On Thu, Apr 14, 2016, 7:37 PM justin walters <walters.justin01 at gmail.com>
wrote:

> On Apr 14, 2016 9:41 AM, "Martin A. Brown" <martin at linux-ip.net> wrote:
> >
> >
> > Greetings Justin,
> >
> > >    score = sum_of_votes/num_of_votes
> >
> > >votes = [(72, 4), (96, 3), (48, 2), (53, 1), (26, 4), (31, 3), (68, 2),
> (91, 1)]
> >
> > >Specifically, I'm wondering if this is a good algorithm for
> > >weighted voting. Essentially a vote is weighted by the number of
> > >votes it counts as. I realize that this is an extremely simple
> > >algorithm, but I was wondering if anyone had suggestions on how to
> > >improve it.
> >
> > I snipped most of your code.  I don't see anything wrong with your
> > overall approach.  I will make one suggestion: watch out for
> > DivisionByZero.
> >
> >     try:
> >         score = sum_of_votes / num_of_votes
> >     except ZeroDivisionError:
> >         score = float('nan')
> >
> > In your example data, all of the weights were integers, which means
> > that a simple mean function would work, as well, if you expanded the
> > votes to an alternate representation:
> >
> >   votes = [72, 72, 72, 72, 96, 96, 96, 48, 48, 53, 26, 26, 26, 26,
> >            31, 31, 31, 68, 68, 91]
> >
> > But, don't bother!
> >
> > Your function can handle votes that have a float weight:
> >
> >   >>> weight([(4, 1.3), (1, 1),])
> >   2.695652173913044
> >
> > Have fun!
> >
> > -Martin
> >
> > --
> > Martin A. Brown
> > http://linux-ip.net/
>
> Thanks Martin!
>
> I'll add the check for division by zero. Didn't think about that. I think
> I'm going to sanitize input anyways, but always better to be safe than
> sorry.
>

I suggest not worrying about sanitizing inputs. If someone provides bad
data, Python will do the right thing: stop the program and print an
explanation of what went wrong, often a more helpful message than one you'd
write. Use error handling mostly for when you want to do something *other*
than stop the program.

I'm not sure I'd use NaN instead of raise division by zero error. NaNs can
be troublesome for downstream code that might not notice until it gets
confusing. A div-by-zero error is clear and easier to track down because of
the traceback.

What do you think of using list comprehensions?
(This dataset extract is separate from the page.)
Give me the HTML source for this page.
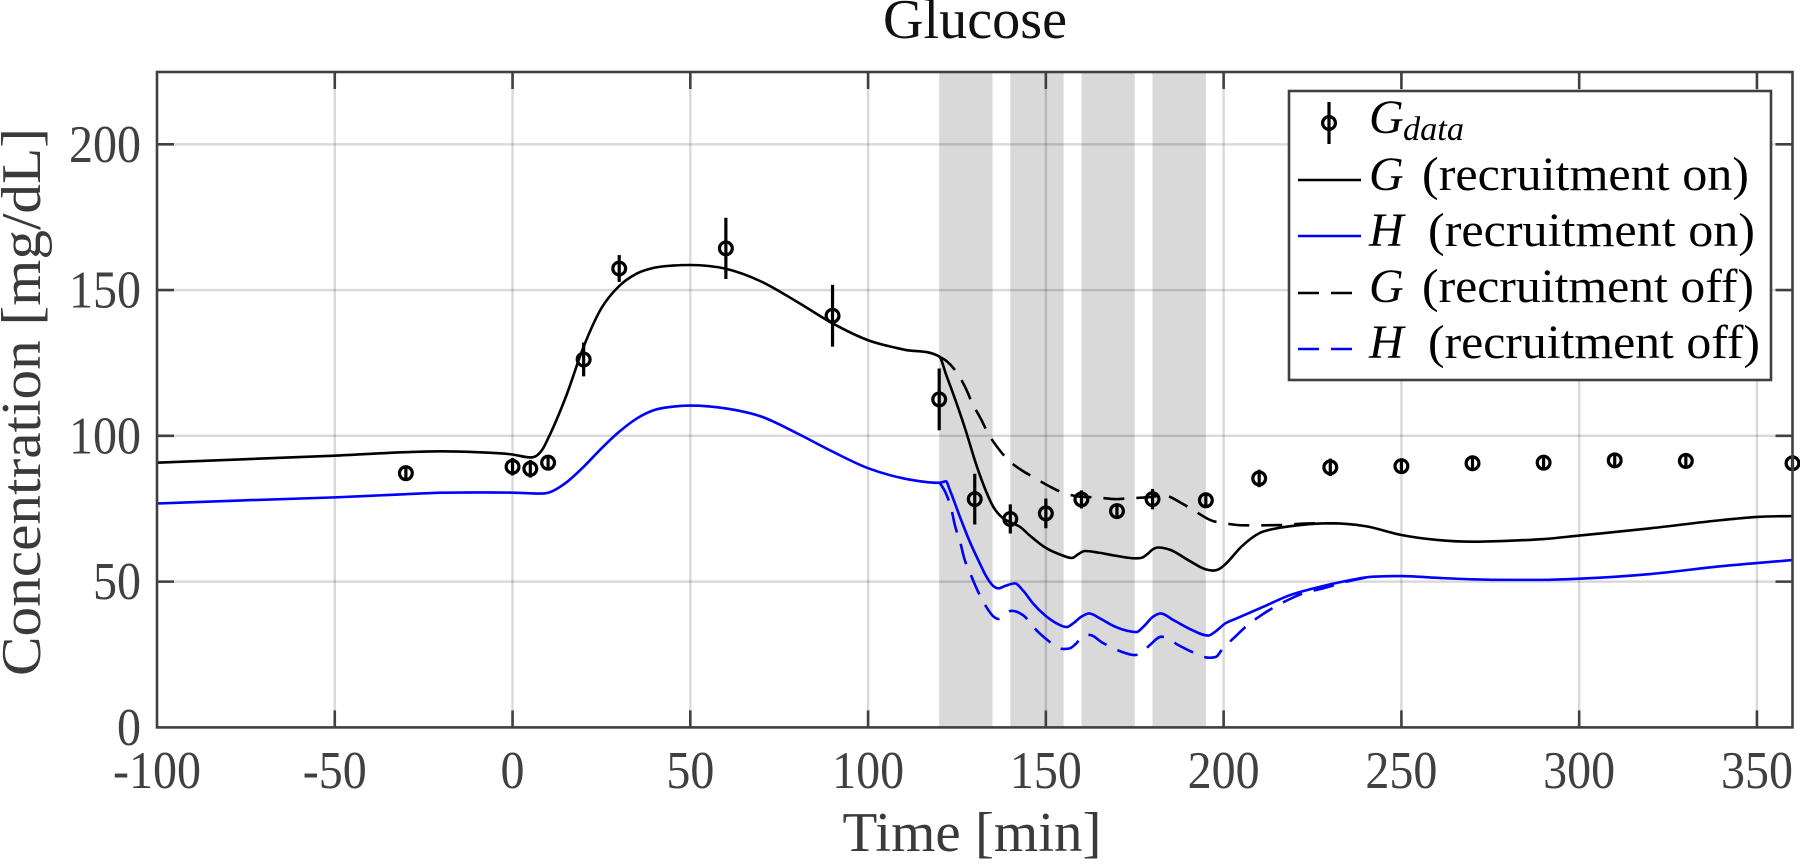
<!DOCTYPE html>
<html lang="en">
<head>
<meta charset="utf-8">
<title>Glucose</title>
<style>
html,body{margin:0;padding:0;background:#fff;}
svg{display:block;}
text{font-family:"Liberation Serif",serif;}
</style>
</head>
<body>
<svg id="chart" xmlns="http://www.w3.org/2000/svg" width="1800" height="865" viewBox="0 0 1800 865">
  <rect x="0" y="0" width="1800" height="865" fill="#fff"/>
  <g id="bands"></g>
  <g id="grid"></g>
  <g id="series"></g>
  <g id="points"></g>
  <g id="axes"></g>
  <text x="975" y="38" font-size="56" text-anchor="middle" textLength="184" lengthAdjust="spacingAndGlyphs" fill="#111">Glucose</text>
  <text x="972" y="851" font-size="56" text-anchor="middle" textLength="259" lengthAdjust="spacingAndGlyphs" fill="#3a3a3a">Time [min]</text>
  <text transform="translate(40,402) rotate(-90)" x="0" y="0" font-size="56" text-anchor="middle" textLength="548" lengthAdjust="spacingAndGlyphs" fill="#3a3a3a">Concentration [mg/dL]</text>

  <g>
    <rect x="1289" y="91" width="482" height="289" fill="#fff" stroke="#404040" stroke-width="2.6"/>
    <g>
      <line x1="1329" y1="102" x2="1329" y2="144" stroke="#000" stroke-width="3.2"/>
      <circle cx="1329" cy="123" r="6.4" fill="none" stroke="#000" stroke-width="3.2"/>
      <text x="1369" y="133" font-size="48" font-style="italic" fill="#000">G</text>
      <text x="1403" y="140" font-size="34" font-style="italic" textLength="61" lengthAdjust="spacingAndGlyphs" fill="#000">data</text>
    </g>
    <g>
      <line x1="1298" y1="180" x2="1361" y2="180" stroke="#000" stroke-width="2.6"/>
      <text x="1369" y="190" font-size="48" font-style="italic" fill="#000">G</text>
      <text x="1422" y="190" font-size="48" textLength="327" lengthAdjust="spacingAndGlyphs" fill="#000">(recruitment on)</text>
    </g>
    <g>
      <line x1="1298" y1="236" x2="1361" y2="236" stroke="#0000ff" stroke-width="2.6"/>
      <text x="1369" y="246" font-size="48" font-style="italic" fill="#000">H</text>
      <text x="1428" y="246" font-size="48" textLength="327" lengthAdjust="spacingAndGlyphs" fill="#000">(recruitment on)</text>
    </g>
    <g>
      <line x1="1298" y1="293" x2="1353" y2="293" stroke="#000" stroke-width="2.6" stroke-dasharray="21 12"/>
      <text x="1369" y="302" font-size="48" font-style="italic" fill="#000">G</text>
      <text x="1422" y="302" font-size="48" textLength="332" lengthAdjust="spacingAndGlyphs" fill="#000">(recruitment off)</text>
    </g>
    <g>
      <line x1="1298" y1="349" x2="1353" y2="349" stroke="#0000ff" stroke-width="2.6" stroke-dasharray="21 12"/>
      <text x="1369" y="358" font-size="48" font-style="italic" fill="#000">H</text>
      <text x="1428" y="358" font-size="48" textLength="332" lengthAdjust="spacingAndGlyphs" fill="#000">(recruitment off)</text>
    </g>
  </g>
</svg>
<script>
// ---- chart data ----
const xTicks = [-100,-50,0,50,100,150,200,250,300,350];
const yTicks = [0,50,100,150,200];
const bandStarts = [120,140,160,180];
const bandEnds = [135,155,175,195];

const dataTimes = [-30,0,5,10,20,30,60,90,120,130,140,150,160,170,180,195,210,230,250,270,290,310,330,360];
const dataValues = [87.2,89.4,88.7,90.8,126.2,157.4,164.3,141.2,112.5,78.3,71.5,73.4,78.2,74.2,78.3,77.9,85.4,89.2,89.6,90.6,90.8,91.6,91.4,90.6];
const dataErrors = [2.2,3,3,2.6,5.8,4.6,10.5,10.6,10.6,8.7,5,5.1,3.1,2.4,3.5,2.4,3,3,2.5,2.4,2.4,2.4,2.4,2.4];

const gOnTimes = [-100,-75,-50,-30,-20,-10,0,5,7,8.5,10,15,20,25,30,35,40,45,50,60,70,80,90,100,110,120,122,124.9,127.7,130,132.3,135.2,138,139.9,142.7,145.5,149.7,154,157.3,159.2,161,165,170,175,177,178.5,180,181.5,185,190,195,197,199,200.5,205,210,215,220,225,230,240,250,260,270,280,290,300,320,340,350,360];
const gOnValues = [90.8,92,93.2,94.4,94.7,94.4,93.6,92.6,93.4,95.5,99.1,113.4,130.6,143.8,151.4,155.7,157.7,158.4,158.6,157.3,152.9,146,138.6,132.8,129.6,127.2,120.8,111.1,100.9,91.7,83.7,75.7,71.7,70.4,68.8,65.8,61.8,59.3,58.1,59.5,60.5,59.9,58.8,58,58.2,59.4,61,61.7,60.9,57.4,54.2,53.8,54.5,56,62,66.6,68.3,69.2,69.8,70,69,66,64.3,63.7,64,64.6,65.8,68.3,71.1,72.2,72.5];

const hOnTimes = [-100,-75,-50,-30,-20,-9,0,5,8,10,15,20,25,30,35,40,45,50,60,70,80,90,100,110,120,121.9,123,125.8,128.6,131.4,133,135.2,136.6,138.5,141.3,143.6,146.4,149.7,153,155.8,157.7,160,162.2,165.2,169,172.7,175.5,177.4,180.2,182.3,185.9,190.6,195.7,197.6,200.5,203.7,211.2,218.7,225.3,234.7,240.3,250,260,270,280,290,300,320,340,360];
const hOnValues = [76.8,77.9,78.9,80,80.5,80.6,80.5,80.3,80.2,80.5,83.9,89.4,95.7,101.4,106,108.9,110,110.4,109.4,106.6,100.9,94.6,88.9,85.4,83.9,84.4,81.4,72.3,63.7,56.3,52.3,48.5,47.7,48.5,49.4,46.9,42.5,38.5,35.7,34.4,35.7,38,39.1,37.4,34.8,33.2,32.7,34.5,38,39.1,36.8,33.7,31.5,32.8,35.7,37.4,41.4,45.4,47.7,50.3,51.5,51.9,51.3,50.8,50.6,50.6,51,52.6,55.3,57.4];

const gOffTimes = [120,122,124.9,127.7,129.1,131.9,133.5,136.6,139,143.6,146.4,151.6,154.8,158.6,164.2,170,173.7,179.3,183,188.6,191.5,196.7,200.4,205.6,215.4,224.8,232];
const gOffValues = [127.2,125.7,121.8,115.7,111.7,105.4,101.4,95.7,92.2,87.9,85.9,82.3,80.5,79.3,78.9,78.3,78.6,79,79.6,76.6,74.5,70.9,70,69.3,69.4,70,70];

const hOffTimes = [120,121.8,123.5,124.4,126,126.9,129,130.5,133.1,135.4,136.6,137.8,140.3,143.6,147.3,150.1,154.8,156.7,158.4,160.4,162.3,166,171.2,175,176.8,179.2,182.5,187.6,190.9,196,198,199.4,203.4,206.2,210.6,213.9,219.1,222.3,228,234.6,240.3];
const hOffValues = [84.2,80.5,74.5,69.4,63.1,58.6,52,47.7,41.6,37.9,37.2,37.8,40,38.5,33.4,30.3,26.9,27.1,28.6,31.3,31.7,29,26,24.8,25.4,28.2,31.1,28,26,23.9,24.3,26.5,31.3,34.5,38.5,41,44.3,46,47.7,50,51.5];

// ---- axis functions ----
const plotLeft = 157, plotRight = 1792.5, plotTop = 72, plotBottom = 727.4;
const xMin = -100, xMax = 360, yMin = 0, yMax = 224.8;
function xScale(t){ return plotLeft + (t - xMin) * (plotRight - plotLeft) / (xMax - xMin); }
function yScale(v){ return plotBottom - (v - yMin) * (plotBottom - plotTop) / (yMax - yMin); }

const NS = 'http://www.w3.org/2000/svg';
function make(tag, parent, attrs){
  const el = document.createElementNS(NS, tag);
  for (const k in attrs) el.setAttribute(k, attrs[k]);
  parent.appendChild(el);
  return el;
}
function curvePath(ts, vs){
  const xs = ts.map(xScale), ys = vs.map(yScale), n = xs.length;
  const s = [], w = [];
  for (let i = 0; i < n - 1; i++){ w.push(xs[i+1]-xs[i]); s.push((ys[i+1]-ys[i])/w[i]); }
  const m = [s[0]];
  for (let i = 1; i < n - 1; i++){
    if (s[i-1]*s[i] <= 0){ m.push(0); continue; }
    const centered = (s[i-1]*w[i] + s[i]*w[i-1])/(w[i-1]+w[i]);
    const limit = 3*Math.min(Math.abs(s[i-1]), Math.abs(s[i]));
    m.push(Math.sign(centered)*Math.min(Math.abs(centered), limit));
  }
  m.push(s[n-2]);
  let d = 'M' + xs[0].toFixed(2) + ' ' + ys[0].toFixed(2);
  for (let i = 0; i < n - 1; i++){
    const h = w[i]/3;
    d += 'C' + (xs[i]+h).toFixed(2) + ' ' + (ys[i]+m[i]*h).toFixed(2) + ' ' +
         (xs[i+1]-h).toFixed(2) + ' ' + (ys[i+1]-m[i+1]*h).toFixed(2) + ' ' +
         xs[i+1].toFixed(2) + ' ' + ys[i+1].toFixed(2);
  }
  return d;
}

const axisColor = '#404040';
const bandsG = document.getElementById('bands');
const gridG = document.getElementById('grid');
const seriesG = document.getElementById('series');
const pointsG = document.getElementById('points');
const axesG = document.getElementById('axes');

// shaded bands
bandStarts.forEach(function(start, i){
  const band = make('rect', bandsG, {x:xScale(start), y:plotTop, width:xScale(bandEnds[i])-xScale(start), height:plotBottom-plotTop, fill:'#d9d9d9'});
  
  
});

// grid
xTicks.forEach(function(t){
  if (t === xMin) return;
  const line = make('line', gridG, {x1:xScale(t), x2:xScale(t), y1:plotTop, y2:plotBottom, stroke:'#000', 'stroke-opacity':0.15, 'stroke-width':2.4});
  
  
});
yTicks.forEach(function(v){
  if (v === yMin) return;
  const line = make('line', gridG, {x1:plotLeft, x2:plotRight, y1:yScale(v), y2:yScale(v), stroke:'#000', 'stroke-opacity':0.15, 'stroke-width':2.4});
  
  
});

// curves (dashed under solid)
const gOffLine = make('path', seriesG, {d:curvePath(gOffTimes, gOffValues), fill:'none', stroke:'#000', 'stroke-width':2.6, 'stroke-dasharray':'21 12'});


const hOffLine = make('path', seriesG, {d:curvePath(hOffTimes, hOffValues), fill:'none', stroke:'#0000ff', 'stroke-width':2.6, 'stroke-dasharray':'21 12'});


const gOnLine = make('path', seriesG, {d:curvePath(gOnTimes, gOnValues), fill:'none', stroke:'#000', 'stroke-width':2.6});


const hOnLine = make('path', seriesG, {d:curvePath(hOnTimes, hOnValues), fill:'none', stroke:'#0000ff', 'stroke-width':2.6});



// data points with error bars
dataTimes.forEach(function(t, i){
  const bar = make('line', pointsG, {x1:xScale(t), x2:xScale(t), y1:yScale(dataValues[i]-dataErrors[i]), y2:yScale(dataValues[i]+dataErrors[i]), stroke:'#000', 'stroke-width':3.2});
  
  
  const dot = make('circle', pointsG, {cx:xScale(t), cy:yScale(dataValues[i]), r:6.4, fill:'none', stroke:'#000', 'stroke-width':3.2});
  
  
});

// axes: ticks and labels
const tickLen = 17;
xTicks.forEach(function(t){
  const x = xScale(t);
  if (t !== xMin){
    const bottomTick = make('line', axesG, {x1:x, x2:x, y1:plotBottom, y2:plotBottom-tickLen, stroke:axisColor, 'stroke-width':2.6});
    
    
    const topTick = make('line', axesG, {x1:x, x2:x, y1:plotTop, y2:plotTop+tickLen, stroke:axisColor, 'stroke-width':2.6});
    
    
  }
  const s = String(t);
  const len = (s.replace('-','').length * 24) + (t < 0 ? 16 : 0);
  const label = make('text', axesG, {x:x, y:788, 'font-size':53, 'text-anchor':'middle', textLength:len, lengthAdjust:'spacingAndGlyphs', fill:axisColor});
  label.textContent = s;
  
  
});
yTicks.forEach(function(v){
  const y = yScale(v);
  if (v !== yMin){
    const leftTick = make('line', axesG, {x1:plotLeft, x2:plotLeft+tickLen, y1:y, y2:y, stroke:axisColor, 'stroke-width':2.6});
    
    
    const rightTick = make('line', axesG, {x1:plotRight, x2:plotRight-tickLen, y1:y, y2:y, stroke:axisColor, 'stroke-width':2.6});
    
    
  }
  const s = String(v);
  const len = s.length * 24;
  const label = make('text', axesG, {x:141-len/2, y:y+17.5, 'font-size':53, 'text-anchor':'middle', textLength:len, lengthAdjust:'spacingAndGlyphs', fill:axisColor});
  label.textContent = s;
  
  
});
const frame = make('rect', axesG, {x:plotLeft, y:plotTop, width:plotRight-plotLeft, height:plotBottom-plotTop, fill:'none', stroke:axisColor, 'stroke-width':2.6});


</script>
</body>
</html>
    weighted_sum = sum(rating * weight for rating, weight in votes)
    total_weights = sum(weight for rating, weight in votes)
    score = weighted_sum / total_weights

It's two loops as I wrote it, which is instinctively slower, but it might
actually execute faster because of the built-in sum vs a regular for loop.
Not sure.

>